Cuando hablamos de criterios hacemos referencia a unas normas intelectuales, a unos juicios que permiten guiar el discurso, el análisis y, por tanto, las respuestas con relación a un contexto y objetivos determinados. Por lo tanto, es preciso partir de las creencias y formas de ser de los adultos que rodean a estos menores y de su interpretación de la realidad para poder tomar decisiones buscando estrategias comunes que serán las que van a guiar las actuaciones concretas.
Pero hay creencias e interpretaciones de cómo hacer esta labor que hasta ahora estaban vigentes y se han rechazado o se han puesto en cuestionamiento, lo que ha generado una mayor desorientación en los criterios educativos de las familias: “no se debe frustrar a los niños porque se les puede traumatizar”, “los padres deben ser amigos de los hijos”, “no hay que obligar a los menores a hacer lo que no les gusta”…
Es necesario establecer colectivamente criterios comunes para prevenir posibles disfunciones a corto y largo plazo, ya que es fundamental, desde el punto de vista psicológico, que haya una actuación estable que garantice que se den las condiciones óptimas, pues las repercusiones que se pueden dar a largo plazo serán factores de riesgo de inadaptaciones y trastornos en un futuro.
Los criterios educativos deben ser el referente. Lo más importante es que sean coherentes y deben regular las actuaciones, tanto en situaciones de tranquilidad como ante situaciones de frustración o de rebeldía. Esta coherencia es un factor determinante en el equilibrio de los menores y un factor de protección ante las dificultades que puedan presentarse, tanto en los aprendizajes como en el proceso de socialización y de adaptación al entorno. Si se trata de población con un cierto riesgo académico y/o de dificultades personales, estos criterios son aún más imprescindibles, ya que, en muchos casos, la inestabilidad familiar y la inseguridad parentales constituyen otro factor de riesgo mayor en los menores.
Afectividad y autoridad
Afectividad
Lo que da consistencia a la familia es la afectividad y, como consecuencia, las relaciones emocionales. En el momento del nacimiento del bebé, los primeros estímulos que reciben deben estar muy impregnados de un diálogo afectivo, que se irá construyendo y que determinará su mundo interior y la posibilidad de establecer un diálogo con el exterior. Las madres, en primer término, potencian el desarrollo de unas competencias para establecer su relación con el mundo circundante.
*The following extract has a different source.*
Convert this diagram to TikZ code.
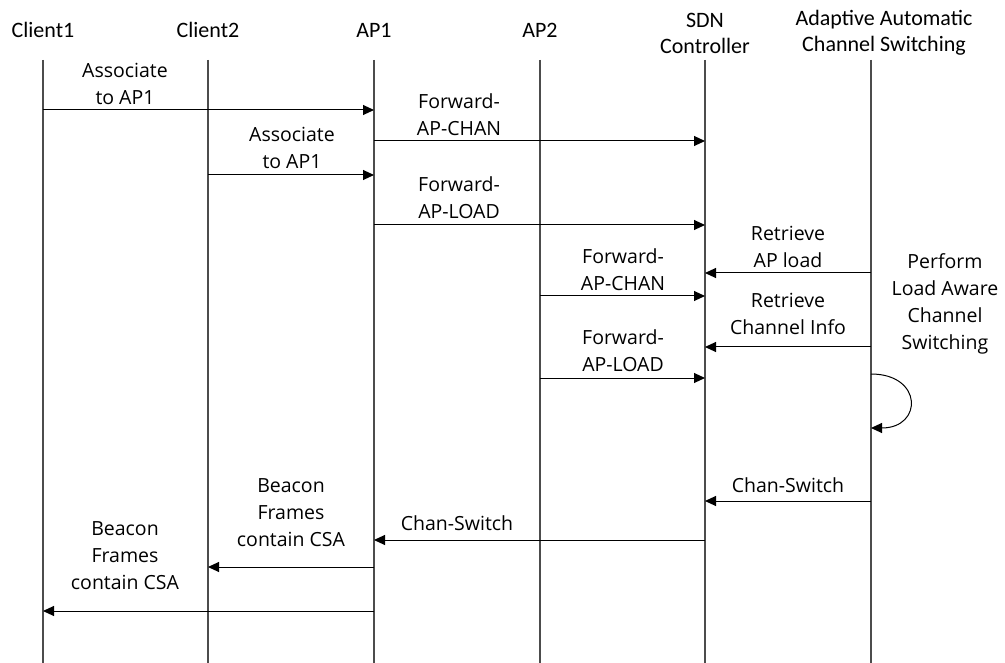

Este diálogo afectivo se encuentra altamente condicionado por las representaciones, expectativas y atribuciones que los adultos hayan construido previamente al nacimiento y también estará condicionado por las experiencias propias de cada uno de los miembros. Las repercusiones de estas relaciones son claras a corto y a largo plazo, ya que son la base sobre las que se empiezan a construir las primeras experiencias del bebé y donde el modelaje tiene una concreción que irá determinando las competencias emocionales, la forma de comunicarse con el exterior y el aprendizaje de pautas de comportamiento.
Por ello, es muy importante esta etapa por las proyecciones que hacen los adultos, tanto con relación a los parámetros de género (explícitos o implícitos), a la dinámica que se establecerá entre los menores y los adultos, así como en los aprendizajes más funcionales, como pueden ser los hábitos, el proceso de socialización y la propia estructura de la personalidad.
Por otra parte, es fundamental comprender que esta afectividad no debe llevar a los adultos a ser “manejados” por sus bebés. Una afectividad mal entendida llevará a los adultos a dejar que sean los niños quienes decidan lo que se debe hacer, tanto en lo que se refiere a la alimentación, sueño como en otros cuidados básicos o en la dinámica familiar.